I am so excited about our first Sweat Pink Blog Swap!  One of my Sweat Pink sisters, Katie at Healthy Heddleston, came up with the idea for us to swap posts with a fellow Sweat Pink sister.  Basically I would write a post for that sister's blog and she would write a post for mine and all the Sweat Pink blog posts  would link up on Katie's blog!  Fun!
Cute badge is by Tiffany...thanks for sharing!

I was lucky enough to get paired with Tiffany Henness, aka Running Hutch, who blogs at Heavy Medal! It was a perfect match because we are both runners!
You can check out my post on Tiffany's blog HERE.  And please visit Katie's blog to read ALL the Sweat Pink Blog Swap posts!
Here is Tiffany's awesome post!!!  Please leave her lots of love in the comments!  :-)

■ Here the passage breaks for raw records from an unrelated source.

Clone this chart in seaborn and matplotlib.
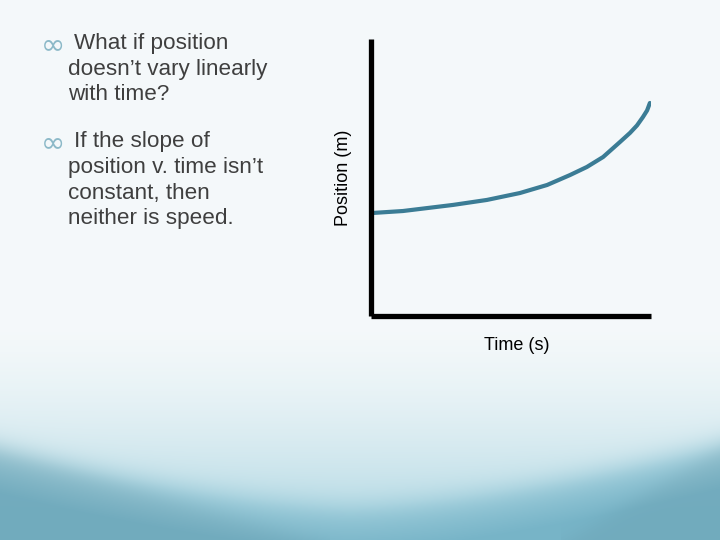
import numpy as np
import pandas as pd
import matplotlib
matplotlib.use("Agg")
import matplotlib.pyplot as plt
import seaborn as sns

# ---- data ----
time_s = [0.07, 1.14, 2.93, 4.14, 5.32, 6.29, 7.11, 7.71, 8.29, 8.89, 9.25, 9.50, 9.71, 9.86, 9.96]
position_m = [3.72, 3.79, 4.01, 4.19, 4.44, 4.73, 5.09, 5.38, 5.74, 6.28, 6.61, 6.88, 7.18, 7.42, 7.69]

bullet1 = ["What if position", "doesn\u2019t vary linearly", "with time?"]
bullet2 = ["If the slope of", "position v. time isn\u2019t", "constant, then", "neither is speed."]

xlabel = "Time (s)"
ylabel = "Position (m)"

sns.set_theme(style="white")
plt.rcParams['font.family'] = ['Liberation Sans', 'DejaVu Sans']

W, H = 720, 540
fig = plt.figure(figsize=(7.2, 5.4), dpi=100)

# ---- slide background (decorative gradient) ----
bg = fig.add_axes([0, 0, 1, 1], zorder=-10)
yy, xx = np.mgrid[0:H, 0:W].astype(float)
top = np.array([0.960, 0.976, 0.982])
low = np.array([0.72, 0.86, 0.90])
t0 = np.clip((yy - 320) / 200.0, 0, 1) ** 1.5
img = top * (1 - t0[..., None]) + low * t0[..., None]

def sig(z):
    return 1.0 / (1.0 + np.exp(-z))

u = np.abs((xx - 350) / 370.0)
c1 = 505 - 62 * u ** 1.5
d1 = sig((yy - c1) / 7.0)
dist = np.clip((yy - c1) / 45.0, 0, 1)
bandA = np.array([0.58, 0.78, 0.84])
bandB = np.array([0.44, 0.69, 0.77])
band = bandA * (1 - dist[..., None]) + bandB * dist[..., None]
img = img * (1 - 0.9 * d1[..., None]) + band * (0.9 * d1[..., None])

# faint secondary sheen curves
c2 = 447 + 0.30 * xx
d2 = sig((yy - c2) / 6.0) * (xx < 330)
img = img * (1 - 0.05 * d2[..., None])
c3 = 520 - 0.6 * (xx - 600)
d3 = sig((yy - c3) / 6.0) * (xx > 560)
img = img * (1 - 0.05 * d3[..., None])

bg.imshow(np.clip(img, 0, 1), aspect='auto', extent=[0, W, H, 0], interpolation='bilinear')
bg.axis('off')

# ---- chart ----
ax = fig.add_axes([371 / W, 1 - 316 / H, 280 / W, 277 / H])
ax.patch.set_alpha(0)
df = pd.DataFrame({"t": time_s, "p": position_m})
sns.lineplot(data=df, x="t", y="p", ax=ax, color="#3B7C95", linewidth=3.0,
             sort=False, estimator=None)
ax.set_xlim(0, 10)
ax.set_ylim(0, 10)
ax.set_xticks([])
ax.set_yticks([])
for s in ["top", "right"]:
    ax.spines[s].set_visible(False)
for s in ["left", "bottom"]:
    ax.spines[s].set_color("black")
    ax.spines[s].set_linewidth(3.8)
    ax.spines[s].set_capstyle("butt")
ax.set_xlabel(xlabel, fontsize=13, color="black")
ax.set_ylabel(ylabel, fontsize=13, color="black", labelpad=14)
ax.xaxis.set_label_coords((517 - 371) / 280, (316 - 337) / 277)

# ---- slide text ----
def px(x, y):
    return x / W, 1 - y / H

tc = "#3F3F3F"
bc = "#8CB9C8"
fs = 16.2
for yb, lines in [(44, bullet1), (142, bullet2)]:
    fig.text(*px(41, yb + 1), "\u221e", fontsize=21, color=bc, va="center", ha="left",
             family=['DejaVu Sans'])
    for i, line in enumerate(lines):
        x = 74 if i == 0 else 68
        fig.text(*px(x, yb + 25.5 * i), line, fontsize=fs, color=tc, va="center", ha="left")

fig.savefig("out.png", dpi=100)
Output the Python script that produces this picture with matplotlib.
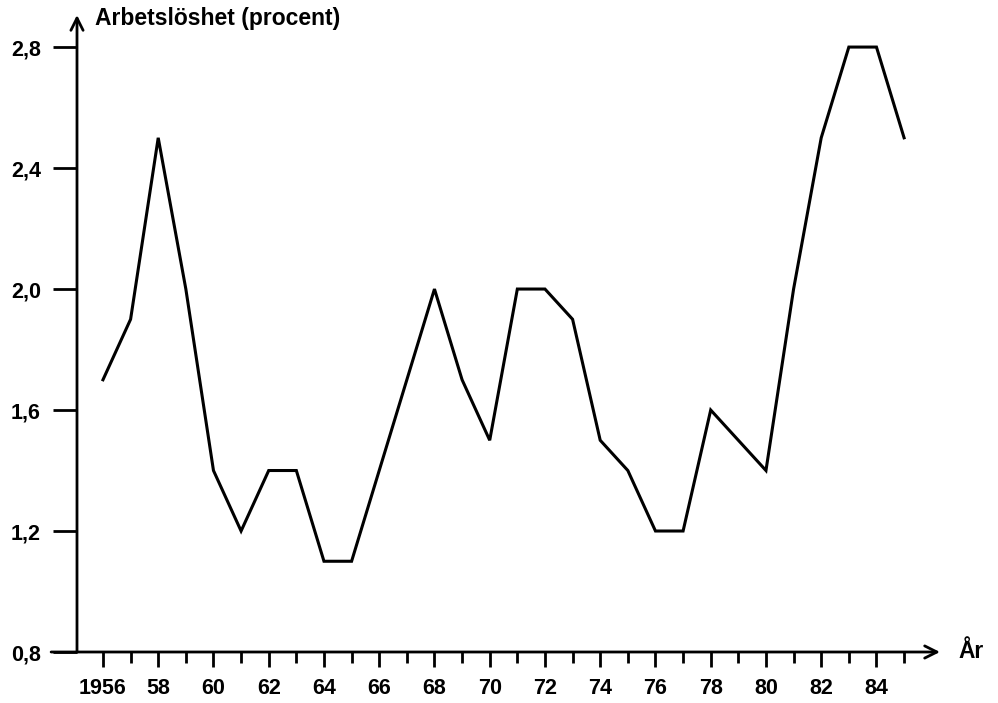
import matplotlib.pyplot as plt

years = list(range(1956, 1986))
rate = [1.7, 1.9, 2.5, 2.0, 1.4, 1.2, 1.4, 1.4, 1.1, 1.1,
        1.4, 1.7, 2.0, 1.7, 1.5, 2.0, 2.0, 1.9, 1.5, 1.4,
        1.2, 1.2, 1.6, 1.5, 1.4, 2.0, 2.5, 2.8, 2.8, 2.5]
xticks = list(range(1956, 1986, 2))
xlabels = ["1956"] + [str(y)[2:] for y in xticks[1:]]
yticks = [0.8, 1.2, 1.6, 2.0, 2.4, 2.8]
ylabels = ["0,8", "1,2", "1,6", "2,0", "2,4", "2,8"]

plt.rcParams['font.family'] = ['Liberation Sans', 'DejaVu Sans']

fig = plt.figure(figsize=(9.98, 7.03), dpi=100)
ax = fig.add_axes([77 / 998, 51 / 703, 863 / 998, 637 / 703])

ax.plot(years, rate, color='black', lw=2.2, solid_joinstyle='miter')

ax.set_xlim(1955.06, 1986.3)
ax.set_ylim(0.8, 2.906)

for s in ax.spines.values():
    s.set_visible(False)

# axes drawn as arrows
ax.annotate('', xy=(1, 0), xytext=(-0.03, 0), xycoords='axes fraction',
            arrowprops=dict(arrowstyle='->', lw=2, color='black',
                            mutation_scale=22, shrinkA=0, shrinkB=0))
ax.annotate('', xy=(0, 1), xytext=(0, 0), xycoords='axes fraction',
            arrowprops=dict(arrowstyle='->', lw=2, color='black',
                            mutation_scale=22, shrinkA=0, shrinkB=0))

ax.set_xticks(xticks, labels=xlabels)
ax.set_xticks(range(1956, 1986), minor=True)
ax.set_yticks(yticks, labels=ylabels)
ax.tick_params(axis='x', which='major', direction='out', length=11, width=2,
               pad=8, labelsize=15.5)
ax.tick_params(axis='x', which='minor', direction='out', length=8, width=2)
ax.tick_params(axis='y', direction='out', length=17, width=2, pad=9,
               labelsize=15.5)
for t in ax.get_xticklabels() + ax.get_yticklabels():
    t.set_fontweight('semibold')

ax.text(95 / 998, 1 - 18 / 703, "Arbetslöshet (procent)", transform=fig.transFigure,
        fontsize=16.5, fontweight='semibold', va='center', ha='left')
ax.text(958 / 998, 1 - 651 / 703, "År", transform=fig.transFigure,
        fontsize=16.5, fontweight='semibold', va='center', ha='left')

fig.savefig('out.png', dpi=100)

It was well past sunset and the road in front of me was a dark void amidst the distant glow of streetlights below. I was running on a bike path built on top of a damn wall above and removed from the city streets. If I looked up and outward my eyes adjusted to the lights beyond the park and I felt like I was outside the world, looking in. If I looked down toward the path ahead, my eyes could barely make out the white lines. My husband and I ran side by side in complete silence and there was no one else around. Barely listening to the rhythm of our steps and breath, we were focused on our own thoughts. I was thinking and dreaming of things that rarely enter my mind.
I thought about my place in the world and how in-touch I am with the world God created, the natural and spiritual side of it. The spiritual world is not something I claim to know about or think much about, but as a Christ follower, I do believe that it exists (as do many people of other faiths). More often than not, I'm preoccupied with the physical world. Running requires moving my body, and I'm very well aware of how heavy it feels and sweaty it gets. Then I get hungry and I want to eat something hearty. Then I shower and enjoy the feel of clean clothes on my happily sore body.
This run was different. I had no distractions. I prayed and I breathed. I recognized God’s greatness and my smallness. I imagined how many amazing and crazy things God had created that I couldn’t possible know about or understand. Did God design my body and soul to be active at the same time? What would that even mean or look like? Can running be an act of worship? I don’t know, but I was thinking and dreaming about the possibilities.
On this dark run, I felt like my physical side and spiritual side were closer together somehow. I closed my eyes for a while (still running) and imagined my soul floating with my body as my legs propelled it forward. I know God created my body and soul to work together, somehow, and in this moment, it seemed like they were. It was one of the most calm and yet joyful runs I’ve ever had. Some might call it zen-like. I felt like I could go on forever.
Do you connect your running with your faith? If so, how?
Do you pray when you run? Meditate? Have you tried it?